**The exercise**
Reproduce each line bearing the word "chart".

**Available data**

- - -

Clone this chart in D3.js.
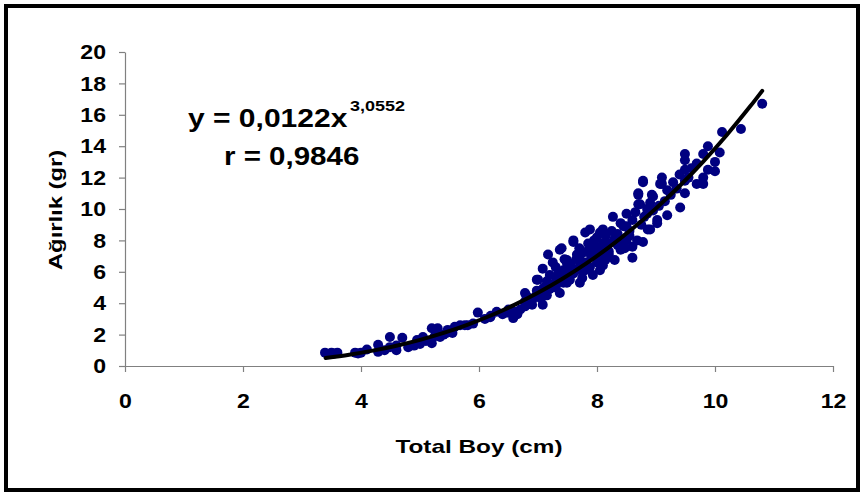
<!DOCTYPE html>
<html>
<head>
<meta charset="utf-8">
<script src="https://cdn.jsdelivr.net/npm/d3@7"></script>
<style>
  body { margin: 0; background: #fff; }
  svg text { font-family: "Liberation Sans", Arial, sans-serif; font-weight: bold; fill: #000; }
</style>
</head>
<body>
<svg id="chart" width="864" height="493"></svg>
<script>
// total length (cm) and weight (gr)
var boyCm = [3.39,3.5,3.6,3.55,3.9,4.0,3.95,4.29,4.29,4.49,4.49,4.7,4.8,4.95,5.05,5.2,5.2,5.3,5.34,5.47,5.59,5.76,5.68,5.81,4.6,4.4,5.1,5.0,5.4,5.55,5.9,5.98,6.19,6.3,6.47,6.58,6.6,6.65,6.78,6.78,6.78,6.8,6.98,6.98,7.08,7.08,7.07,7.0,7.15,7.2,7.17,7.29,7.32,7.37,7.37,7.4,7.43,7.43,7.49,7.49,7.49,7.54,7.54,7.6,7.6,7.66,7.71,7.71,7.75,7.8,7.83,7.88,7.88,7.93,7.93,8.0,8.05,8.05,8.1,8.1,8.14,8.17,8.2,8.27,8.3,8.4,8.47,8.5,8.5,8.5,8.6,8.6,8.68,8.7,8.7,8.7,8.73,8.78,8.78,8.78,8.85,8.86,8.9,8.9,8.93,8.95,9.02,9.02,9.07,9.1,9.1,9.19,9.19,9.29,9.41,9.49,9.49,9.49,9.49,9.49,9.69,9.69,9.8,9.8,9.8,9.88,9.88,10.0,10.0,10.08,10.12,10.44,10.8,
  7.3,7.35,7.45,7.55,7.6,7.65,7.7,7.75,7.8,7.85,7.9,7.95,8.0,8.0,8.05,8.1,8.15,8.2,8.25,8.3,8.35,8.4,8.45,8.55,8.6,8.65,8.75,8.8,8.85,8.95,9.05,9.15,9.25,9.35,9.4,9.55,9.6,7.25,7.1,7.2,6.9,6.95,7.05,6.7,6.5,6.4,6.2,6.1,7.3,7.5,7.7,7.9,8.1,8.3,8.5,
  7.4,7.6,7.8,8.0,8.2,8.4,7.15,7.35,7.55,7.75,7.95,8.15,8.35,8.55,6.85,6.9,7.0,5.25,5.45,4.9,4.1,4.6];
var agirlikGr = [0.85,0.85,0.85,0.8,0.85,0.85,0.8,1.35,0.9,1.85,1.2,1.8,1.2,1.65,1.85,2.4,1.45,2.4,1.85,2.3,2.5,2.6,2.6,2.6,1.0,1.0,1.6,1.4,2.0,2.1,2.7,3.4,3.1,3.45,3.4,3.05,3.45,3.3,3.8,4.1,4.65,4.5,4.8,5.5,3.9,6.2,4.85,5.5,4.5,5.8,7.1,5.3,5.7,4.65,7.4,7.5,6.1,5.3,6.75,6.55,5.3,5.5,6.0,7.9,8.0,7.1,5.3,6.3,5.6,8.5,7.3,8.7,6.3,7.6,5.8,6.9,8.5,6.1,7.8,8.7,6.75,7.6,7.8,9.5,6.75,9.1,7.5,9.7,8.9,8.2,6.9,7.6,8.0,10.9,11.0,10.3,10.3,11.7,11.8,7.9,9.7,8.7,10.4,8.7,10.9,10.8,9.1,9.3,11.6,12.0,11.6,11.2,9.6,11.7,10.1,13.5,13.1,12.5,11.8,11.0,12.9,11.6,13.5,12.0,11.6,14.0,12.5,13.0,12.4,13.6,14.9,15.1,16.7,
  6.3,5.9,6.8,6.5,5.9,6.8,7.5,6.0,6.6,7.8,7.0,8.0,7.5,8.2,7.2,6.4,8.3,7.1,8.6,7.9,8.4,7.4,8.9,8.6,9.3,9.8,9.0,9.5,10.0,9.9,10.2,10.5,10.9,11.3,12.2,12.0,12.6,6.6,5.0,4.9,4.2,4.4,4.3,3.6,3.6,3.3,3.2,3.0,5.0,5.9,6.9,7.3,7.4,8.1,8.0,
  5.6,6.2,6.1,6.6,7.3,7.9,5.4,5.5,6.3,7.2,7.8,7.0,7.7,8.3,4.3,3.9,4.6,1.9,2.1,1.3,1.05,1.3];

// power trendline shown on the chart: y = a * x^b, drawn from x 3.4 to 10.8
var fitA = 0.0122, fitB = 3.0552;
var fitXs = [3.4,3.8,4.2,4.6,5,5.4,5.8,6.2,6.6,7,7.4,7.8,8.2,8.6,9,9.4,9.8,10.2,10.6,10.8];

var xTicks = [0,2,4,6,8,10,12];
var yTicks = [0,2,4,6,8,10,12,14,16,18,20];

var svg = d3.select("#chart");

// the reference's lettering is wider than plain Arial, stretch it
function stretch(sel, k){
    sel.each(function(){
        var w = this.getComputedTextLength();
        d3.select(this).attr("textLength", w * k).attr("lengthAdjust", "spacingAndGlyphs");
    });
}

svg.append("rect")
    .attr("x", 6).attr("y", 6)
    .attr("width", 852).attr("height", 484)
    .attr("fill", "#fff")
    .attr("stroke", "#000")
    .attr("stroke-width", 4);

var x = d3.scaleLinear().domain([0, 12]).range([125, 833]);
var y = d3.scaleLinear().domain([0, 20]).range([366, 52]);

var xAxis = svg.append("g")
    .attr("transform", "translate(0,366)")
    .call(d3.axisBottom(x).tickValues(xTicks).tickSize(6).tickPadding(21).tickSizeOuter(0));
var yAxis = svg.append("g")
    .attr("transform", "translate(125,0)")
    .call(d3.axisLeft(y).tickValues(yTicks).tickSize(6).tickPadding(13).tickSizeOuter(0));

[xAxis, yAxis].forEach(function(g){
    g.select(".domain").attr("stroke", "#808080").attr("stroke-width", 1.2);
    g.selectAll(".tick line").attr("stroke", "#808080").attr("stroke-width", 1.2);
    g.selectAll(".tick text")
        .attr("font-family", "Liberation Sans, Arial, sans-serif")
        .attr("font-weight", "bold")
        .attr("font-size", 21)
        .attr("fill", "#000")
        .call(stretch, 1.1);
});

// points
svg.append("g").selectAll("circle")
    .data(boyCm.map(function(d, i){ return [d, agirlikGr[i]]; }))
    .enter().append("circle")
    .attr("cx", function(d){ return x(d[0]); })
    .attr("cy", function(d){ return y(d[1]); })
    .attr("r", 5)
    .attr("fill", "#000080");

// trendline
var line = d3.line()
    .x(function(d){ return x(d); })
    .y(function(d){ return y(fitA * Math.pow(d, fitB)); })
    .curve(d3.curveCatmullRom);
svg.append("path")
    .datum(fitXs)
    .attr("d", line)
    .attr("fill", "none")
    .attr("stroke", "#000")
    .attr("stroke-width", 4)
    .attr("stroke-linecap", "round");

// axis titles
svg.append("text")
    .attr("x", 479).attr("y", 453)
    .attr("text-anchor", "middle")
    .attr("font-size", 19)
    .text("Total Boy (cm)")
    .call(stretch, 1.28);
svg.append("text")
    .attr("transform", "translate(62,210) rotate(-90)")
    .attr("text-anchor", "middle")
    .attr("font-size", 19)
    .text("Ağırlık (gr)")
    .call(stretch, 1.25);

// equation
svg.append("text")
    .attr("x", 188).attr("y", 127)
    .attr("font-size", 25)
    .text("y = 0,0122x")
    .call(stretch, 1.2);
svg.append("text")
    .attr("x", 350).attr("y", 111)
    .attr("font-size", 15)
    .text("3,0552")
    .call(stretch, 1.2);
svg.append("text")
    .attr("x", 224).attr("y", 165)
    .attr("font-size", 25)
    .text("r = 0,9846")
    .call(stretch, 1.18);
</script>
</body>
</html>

- - -

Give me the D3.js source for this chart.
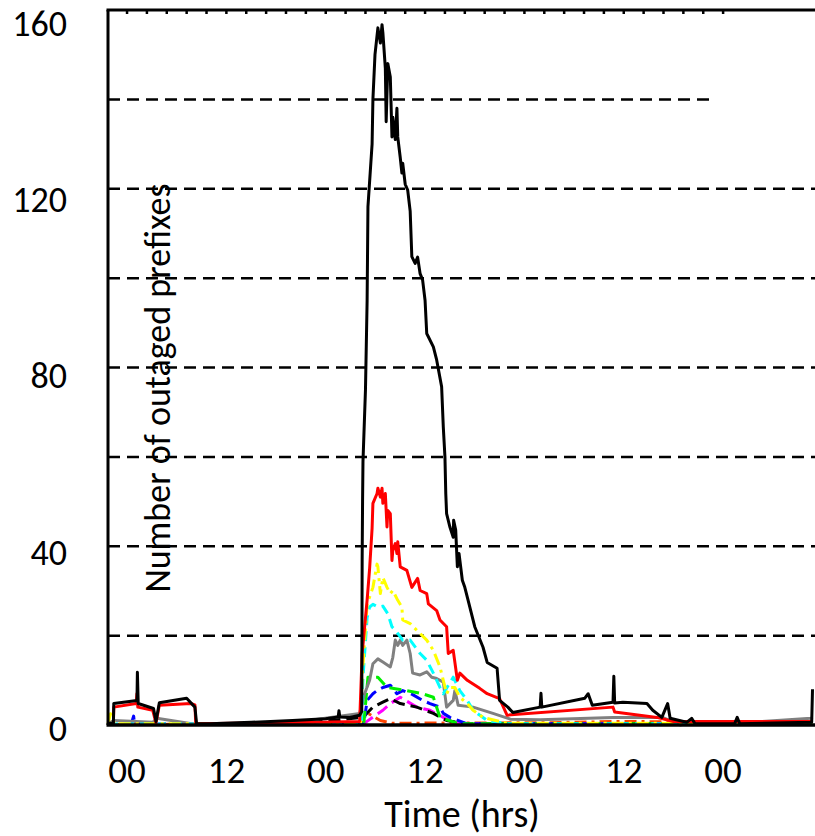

- - -

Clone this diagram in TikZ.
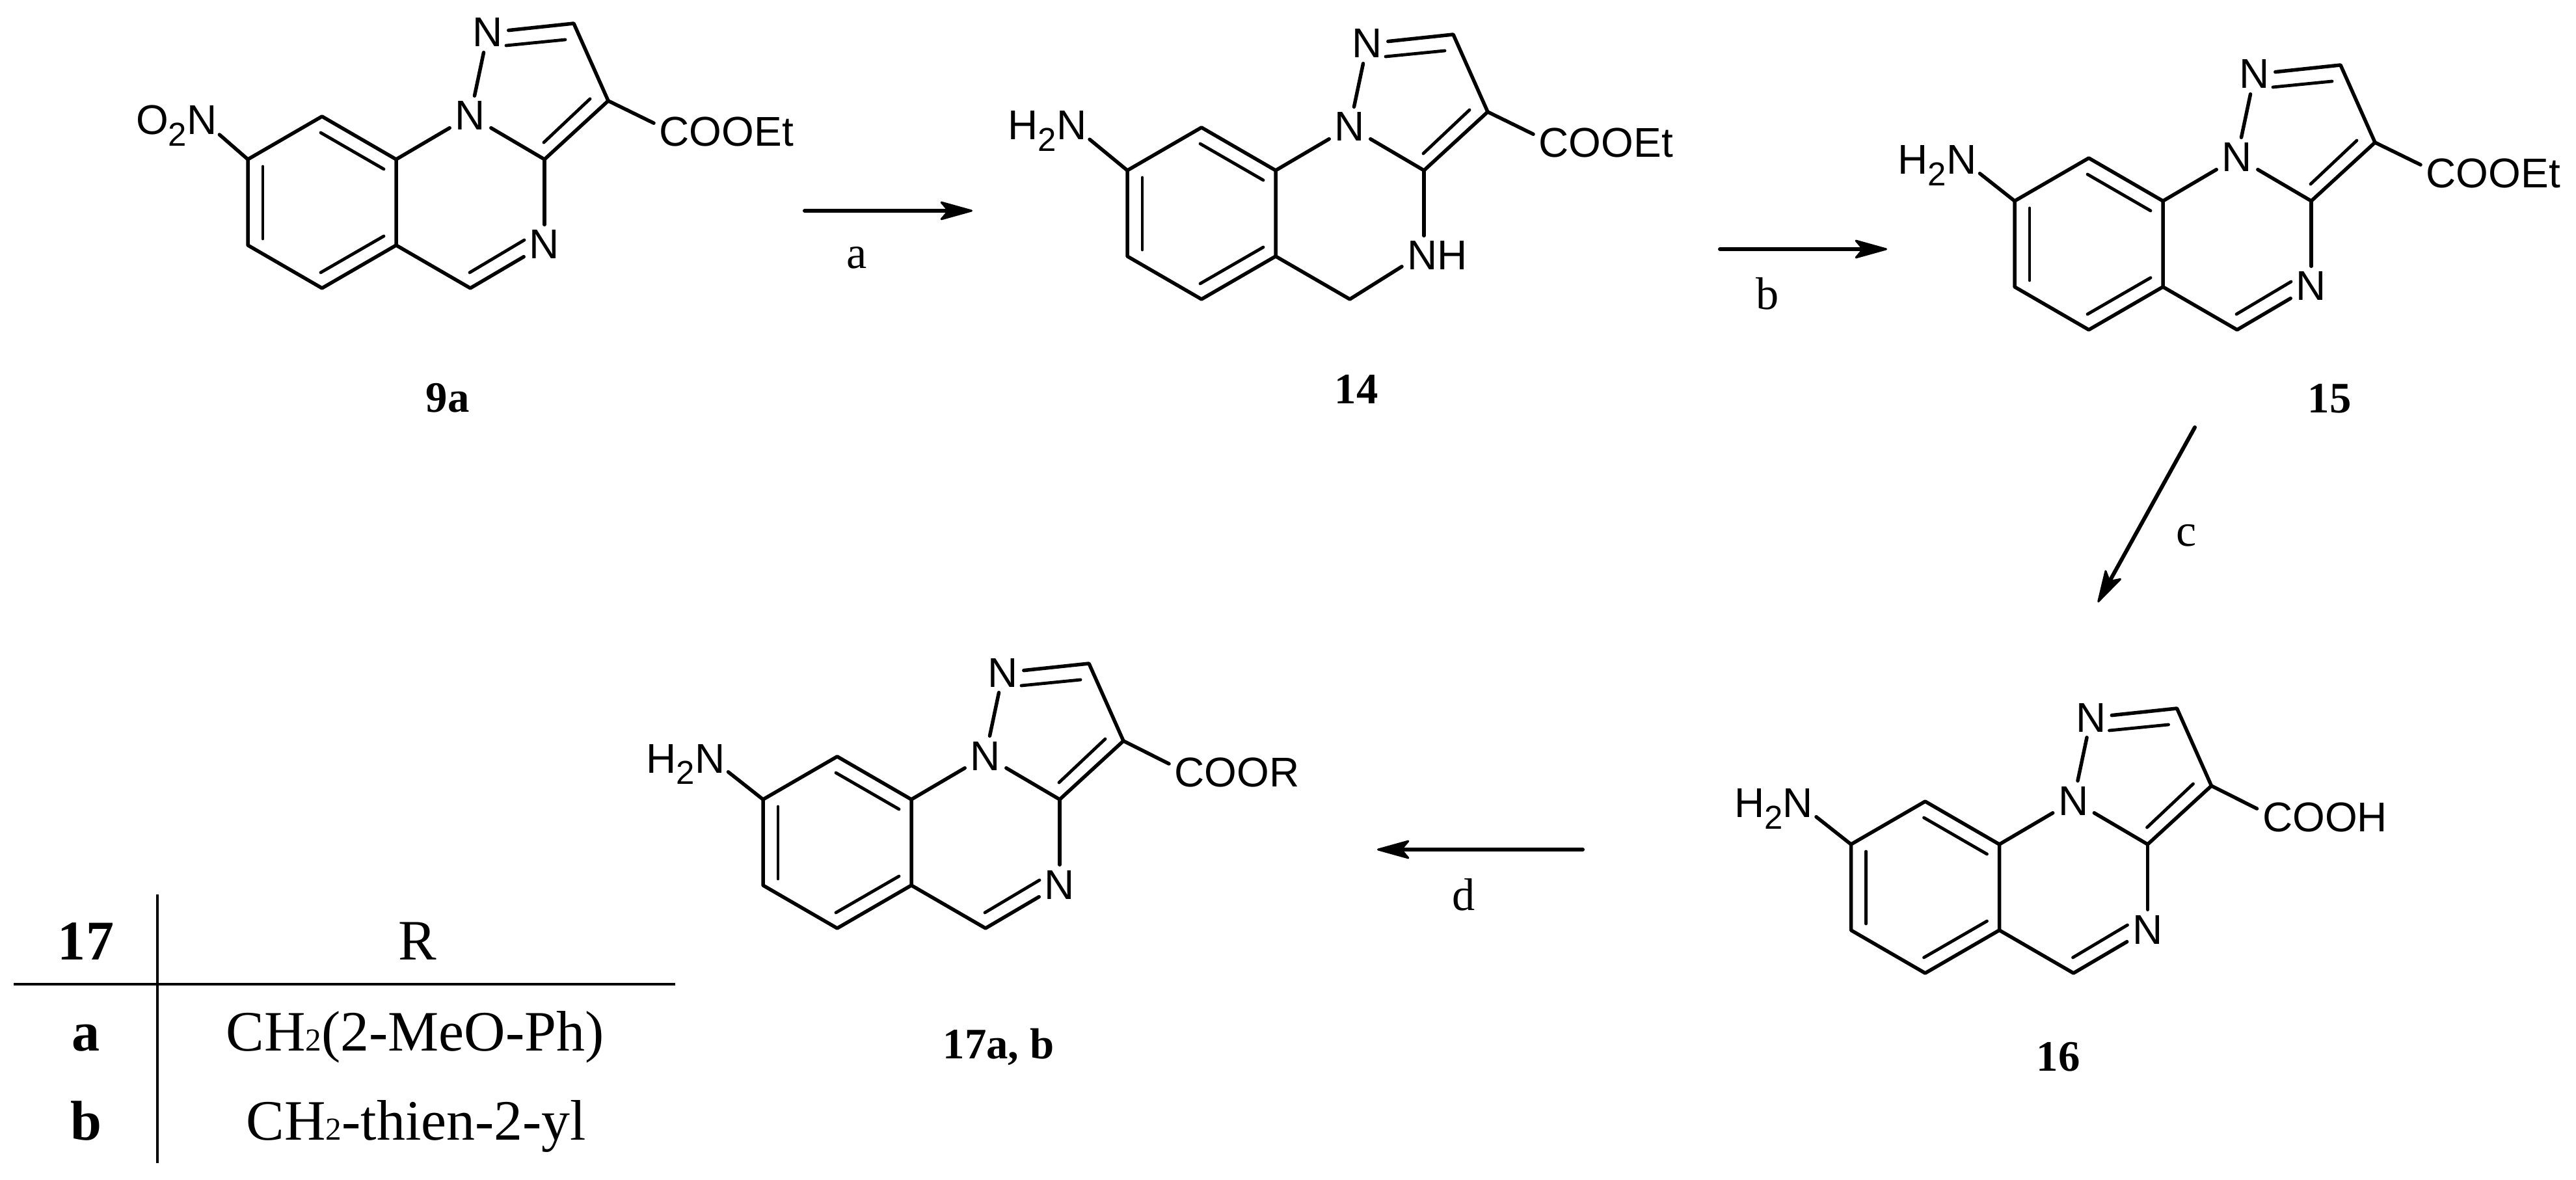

- - -

**Response to the task**
Clone this chart in D3.js.
<svg id="chart" width="864" height="493"></svg>
// power trendline shown on the chart: y = a * x^b, drawn from x 3.4 to 10.8
var svg = d3.select("#chart");
Give me the D3.js source for this chart.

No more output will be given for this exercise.